I’m not gonna lie…this fucked me up.

Like. If I didn’t have to podcast about this book with people I would have DNF’d.

This time around the “memories” in the book are given over to Haplif. In order to gain access to the inner workings of their society, he tricks two young Chiss into being his “guides”, on his dime, hoping to befriend them. While the man has no problems and tries to go along with it, his fiancee is less accommodating.

Once she catches on to Haplif and his bullshit, you know what he does? He kills Yomie and throws her lifeless body out into space.

I hate it so much. Just typing this out, I feel nauseous and have tears in my eyes. I get that death and violence happen but this was so cold and unnecessary.

Points Left Hanging

I mean…I suppose there isn’t much I can speculate about. I imagine the Chiss will dissolve into the civil war that sent Thrawn to the Empire.

I’m more interested to see if my Nihil speculation pays off or if it’s just me seeing my new faves where they don’t exist.

Random Thoughts

The random “space words” that Zahn uses for certain things crack me up.
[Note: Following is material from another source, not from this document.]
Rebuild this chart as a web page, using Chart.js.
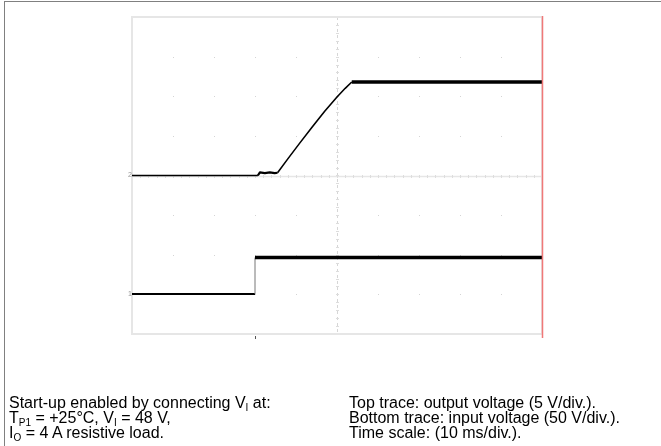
<!DOCTYPE html>
<html>
<head>
<meta charset="utf-8">
<script src="https://cdn.jsdelivr.net/npm/chart.js@4.4.1/dist/chart.umd.min.js"></script>
<style>
  html, body { margin: 0; padding: 0; background: #fff; }
  #wrap { position: relative; width: 661px; height: 446px; overflow: hidden; }
  #frame { position: absolute; left: 4px; top: 1px; width: 700px; height: 500px;
           border-left: 1px solid #808080; border-top: 1px solid #808080; }
  #scope { position: absolute; left: 0; top: 0; }
  .cap { position: absolute; top: 395px; font-family: "Liberation Sans", Arial, sans-serif;
         font-size: 16px; line-height: 15px; color: #000; white-space: nowrap; }
  .cap sub { font-size: 10px; vertical-align: -3px; line-height: 0; }
</style>
</head>
<body>
<div id="wrap">
  <div id="frame"></div>
  <canvas id="scope" width="661" height="446"></canvas>
  <div class="cap" style="left:9px">
    Start-up enabled by connecting V<sub>I</sub> at:<br>
    T<sub>P1</sub> = +25°C, V<sub>I</sub> = 48 V,<br>
    I<sub>O</sub> = 4 A resistive load.
  </div>
  <div class="cap" style="left:349px">
    Top trace: output voltage (5 V/div.).<br>
    Bottom trace: input voltage (50 V/div.).<br>
    Time scale: (10 ms/div.).
  </div>
</div>
<script>
// time in ms (10 ms/div), level in screen divisions (0 = bottom, 8 = top)
const topTime  = [0, 30.7, 31.2, 32.4, 33.6, 34.8, 35.5, 38, 41, 44, 47, 50, 52, 53.6, 100];
const topLevel = [4.0, 4.0, 4.08, 4.06, 4.08, 4.06, 4.07, 4.42, 4.83, 5.23, 5.62, 5.98, 6.2, 6.36, 6.36];

const bottomTime  = [0, 30.0, 30.0, 100];
const bottomLevel = [1.01, 1.01, 1.93, 1.93];

const xDivs = [0, 10, 20, 30, 40, 50, 60, 70, 80, 90, 100];
const yDivs = [0, 1, 2, 3, 4, 5, 6, 7, 8];
const traceLabels = ['2', '1'];

const toPoints = (xs, ys) => xs.map((x, i) => ({ x: x, y: ys[i] }));

// scope screen: frame, dotted graticule, center cross with minor ticks, cursor
const screenPlugin = {
    id: 'screen',
    beforeDatasetsDraw(chart) {
        const c = chart.ctx, a = chart.chartArea;
        const xs = chart.scales.x, ys = chart.scales.y;
        c.save();
        // faint dots at intersections
        c.fillStyle = '#d4d4d4';
        xDivs.forEach(t => yDivs.forEach(v => {
            c.fillRect(Math.round(xs.getPixelForValue(t)), Math.round(ys.getPixelForValue(v)), 1, 1);
        }));
        // center cross
        const cx = Math.round(xs.getPixelForValue(50)) + 0.5;
        const cy = Math.round(ys.getPixelForValue(4)) + 0.5;
        c.strokeStyle = '#e6e6e6';
        c.lineWidth = 1.5;
        c.beginPath(); c.moveTo(a.left, cy); c.lineTo(a.right, cy); c.stroke();
        c.setLineDash([3, 3]);
        c.strokeStyle = '#d6d6d6';
        c.lineWidth = 1;
        c.beginPath(); c.moveTo(cx, a.top); c.lineTo(cx, a.bottom); c.stroke();
        c.setLineDash([]);
        // minor ticks (5 per division)
        c.strokeStyle = '#dddddd';
        c.lineWidth = 1;
        for (let t = 0; t <= 100; t += 2) {
            const px = Math.round(xs.getPixelForValue(t)) + 0.5;
            c.beginPath(); c.moveTo(px, cy - 1.5); c.lineTo(px, cy + 1.5); c.stroke();
        }
        for (let v = 0; v <= 8; v += 0.2) {
            const py = Math.round(ys.getPixelForValue(v)) + 0.5;
            c.beginPath(); c.moveTo(cx - 1.5, py); c.lineTo(cx + 1.5, py); c.stroke();
        }
        // frame
        c.strokeStyle = '#e6e6e6';
        c.lineWidth = 2;
        c.strokeRect(a.left, a.top, a.right - a.left, a.bottom - a.top);
        c.restore();
    },
    afterDatasetsDraw(chart) {
        const c = chart.ctx, a = chart.chartArea;
        const xs = chart.scales.x, ys = chart.scales.y;
        c.save();
        // right cursor
        const rx = Math.round(xs.getPixelForValue(100)) + 0.5;
        c.strokeStyle = '#f07878';
        c.lineWidth = 1.5;
        c.beginPath(); c.moveTo(rx, a.top - 1); c.lineTo(rx, a.bottom + 4); c.stroke();
        // trigger marker
        const tx = Math.round(xs.getPixelForValue(bottomTime[1])) + 0.5;
        c.strokeStyle = '#555';
        c.lineWidth = 1;
        c.beginPath(); c.moveTo(tx, a.bottom + 2); c.lineTo(tx, a.bottom + 5); c.stroke();
        // trace labels
        c.fillStyle = '#999';
        c.font = '7px "Liberation Sans", Arial, sans-serif';
        c.textAlign = 'right';
        c.textBaseline = 'middle';
        c.fillText(traceLabels[0], a.left, ys.getPixelForValue(topLevel[0]));
        c.fillText(traceLabels[1], a.left, ys.getPixelForValue(bottomLevel[0]));
        c.restore();
    }
};

const ctx = document.getElementById('scope').getContext('2d');
const scope = new Chart(ctx, {
    type: 'line',
    data: {
        datasets: [{
            label: 'Output voltage',
            data: toPoints(topTime, topLevel),
            borderColor: '#000',
            borderWidth: 1.5,
            segment: {
                borderWidth: s => s.p0.parsed.x >= 53 ? 3.5 : (s.p0.parsed.x >= 30.7 && s.p0.parsed.x < 35.5 ? 2.2 : 1.6)
            }
        }, {
            label: 'Input voltage',
            data: toPoints(bottomTime, bottomLevel),
            borderColor: '#000',
            borderWidth: 2.2,
            segment: {
                borderWidth: s => s.p0.parsed.x === s.p1.parsed.x ? 1 : (s.p0.parsed.x >= 30 ? 3.5 : 2.2),
                borderColor: s => s.p0.parsed.x === s.p1.parsed.x ? '#777' : '#000'
            }
        }]
    },
    options: {
        responsive: false,
        animation: false,
        devicePixelRatio: 1,
        layout: { padding: { left: 132, top: 17, right: 119, bottom: 112 } },
        elements: { point: { radius: 0 }, line: { tension: 0, borderJoinStyle: 'round' } },
        plugins: { legend: { display: false }, tooltip: { enabled: false } },
        scales: {
            x: { type: 'linear', min: 0, max: 100, display: false },
            y: { type: 'linear', min: 0, max: 8, display: false }
        }
    },
    plugins: [screenPlugin]
});
</script>
</body>
</html>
Especially because he doesn’t use them for everything, and sometimes certain things are painfully “of Earth”. For instance, zippers are “sealer teeth”, but then Thrawn encounters beings who say things like “Prince Militaire”, which is French, and generalissimo which is straight up Italian.

I will give kudos where it’s due, it would be very easy for Zahn to write this book and make all the characters men. So the fact that so many of the characters are women is remarkable in itself. NOW THAT SAID…

The Magys and her people are said to operate in a matriarchy. But I can’t help but feel like he just said that, and didn’t stop to consider how many facets of our society are informed by its patriarchal nature. When they first meet the Chiss, the Magys’ people are gathered around her in a way that is most efficient to protect her. So the outer ring is young men, then older men, then older women, younger women and then children. But I cannot help but question why a matriarchy still takes such a patriarchal stance on warfare.